Once more, we shifted to the land of opportunities — Bombay. My parents were able to find a school for the physically challenged where they enrolled Imran. I began to attend the Municipal School (which was till class 7). This was my third school.
My father rented a small shop in the Kalina area near Santa Cruz in Bombay. Our accommodation at Shastri Nagar in Kurla was far from comfortable. Water would flood our house in the rains. As compared to the huge spaces in the village, our house was cramped. Gradually, my father bought 125 sq ft of space behind the Kalina Masjid lane and we went to stay there in the year 1988. It was a lane where small entrepreneurs like barbers, washermen etc, lived and worked. I guess, this is where the seeds of entrepreneurship were sown in my mind.

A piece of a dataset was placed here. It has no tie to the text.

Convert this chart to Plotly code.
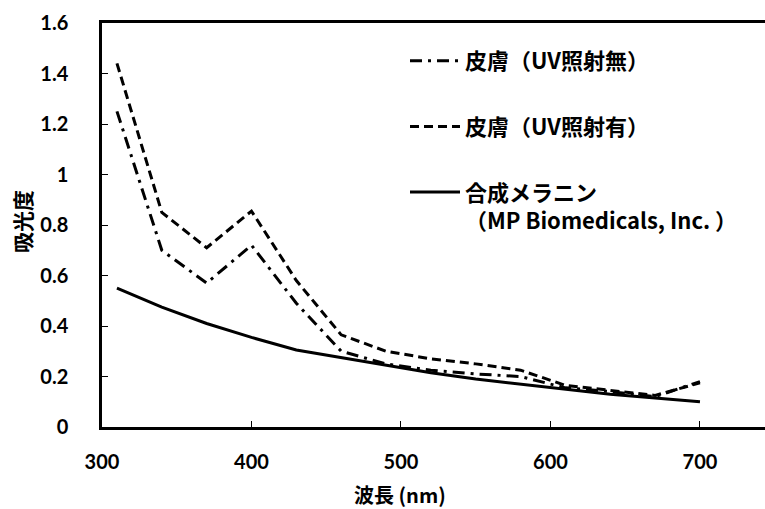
import plotly.graph_objects as go

wavelength = [310, 340, 370, 400, 430, 460, 490, 520, 550, 580, 610, 640, 670, 700]
skin_no_uv = [1.25, 0.70, 0.57, 0.72, 0.49, 0.30, 0.25, 0.225, 0.21, 0.20, 0.155, 0.14, 0.12, 0.18]
skin_uv = [1.44, 0.85, 0.71, 0.855, 0.58, 0.365, 0.30, 0.27, 0.25, 0.225, 0.165, 0.145, 0.125, 0.175]
melanin = [0.55, 0.475, 0.41, 0.355, 0.305, 0.275, 0.245, 0.215, 0.19, 0.17, 0.15, 0.13, 0.115, 0.10]

names = ["皮膚（UV照射無）", "皮膚（UV照射有）", "合成メラニン<br>（MP Biomedicals, Inc. ）"]
x_ticks = [300, 400, 500, 600, 700]
y_ticks = [0, 0.2, 0.4, 0.6, 0.8, 1, 1.2, 1.4, 1.6]

FONT = "Lato, 'Noto Sans CJK JP', sans-serif"
CJK = "'Noto Sans CJK JP', Lato, sans-serif"

PW = 663.0  # plot width px
PH = 404.0  # plot height px

fig = go.Figure()
fig.add_trace(go.Scatter(x=wavelength, y=skin_no_uv, mode="lines", name=names[0], legendgroup="a",
                         line=dict(color="black", width=3, dash="12px,6px,3px,6px")))
fig.add_trace(go.Scatter(x=wavelength, y=skin_uv, mode="lines", name=names[1], legendgroup="b",
                         line=dict(color="black", width=3, dash="9px,5px")))
fig.add_trace(go.Scatter(x=wavelength, y=melanin, mode="lines", name=names[2], legendgroup="c",
                         line=dict(color="black", width=3)))

fig.update_layout(
    width=765, height=509,
    margin=dict(l=102, r=0, t=23, b=82),
    paper_bgcolor="white", plot_bgcolor="white",
    font=dict(family=FONT, size=20, color="black", weight="bold"),
    showlegend=True,
    legend=dict(
        x=(405 - 102) / PW, y=1 - (40 - 23) / PH, xanchor="left", yanchor="top",
        font=dict(family=CJK, size=22, color="black", weight="bold"),
        traceorder="grouped", tracegroupgap=34, valign="top",
        itemwidth=50, bgcolor="rgba(0,0,0,0)",
    ),
    xaxis=dict(
        range=[300, 743.5], tickvals=x_ticks, ticks="inside", ticklen=6, tickwidth=1,
        tickcolor="black", showline=True, linecolor="black", linewidth=2.5, mirror=True,
        showgrid=False, zeroline=False, ticklabelstandoff=15,
        tickfont=dict(family=FONT, size=20, weight="bold"),
    ),
    yaxis=dict(
        range=[0, 1.6], tickvals=y_ticks, ticks="inside", ticklen=6, tickwidth=1,
        tickcolor="black", showline=True, linecolor="black", linewidth=2.5,
        showgrid=False, zeroline=False, ticklabelstandoff=27,
        tickfont=dict(family=FONT, size=20, weight="bold"),
    ),
    annotations=[
        dict(text="吸光度", xref="paper", yref="paper", x=(22 - 102) / PW, y=(427 - 222) / PH,
             xanchor="center", yanchor="middle", textangle=-90, showarrow=False,
             font=dict(family=CJK, size=21, weight="bold")),
        dict(text="波長 (nm)", xref="paper", yref="paper", x=(400 - 102) / PW, y=-(495 - 427) / PH,
             xanchor="center", yanchor="middle", showarrow=False,
             font=dict(family=CJK, size=20, weight="bold")),
    ],
)

fig.write_html("out.html")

Honestly, I was not at all an academic person. In fact, I failed in class 3 and such was my disinterest that I often bunked school as well.
After class 7, I joined a private Hindi medium school called Pathak Technical High school (which was till class 10). Here, apart from studies, students could also learn useful professional skills and train to become blacksmiths, carpenters, electricians, etc. I was fond of electronics and loved to play around with appliances like radios, televisions, fans, and wished to become a technician. This was where I found something that I liked for the first time. My teachers suggested I take up carpentry and I found that I was in my element while doing engineering drawing. Drawing and its symmetry attracted me and studying it for three years almost made me half an engineer. I use the views, patterns, and symmetry I studied then, in my designs even today.
Although I discovered that I was fond of and good at technical things, my father was constantly persuading me to learn hairdressing from him. He used to say, “If you have art in your hands, you will never suffer! No matter what the economic situation, you will definitely be able to feed yourself.” However, I was dead against this!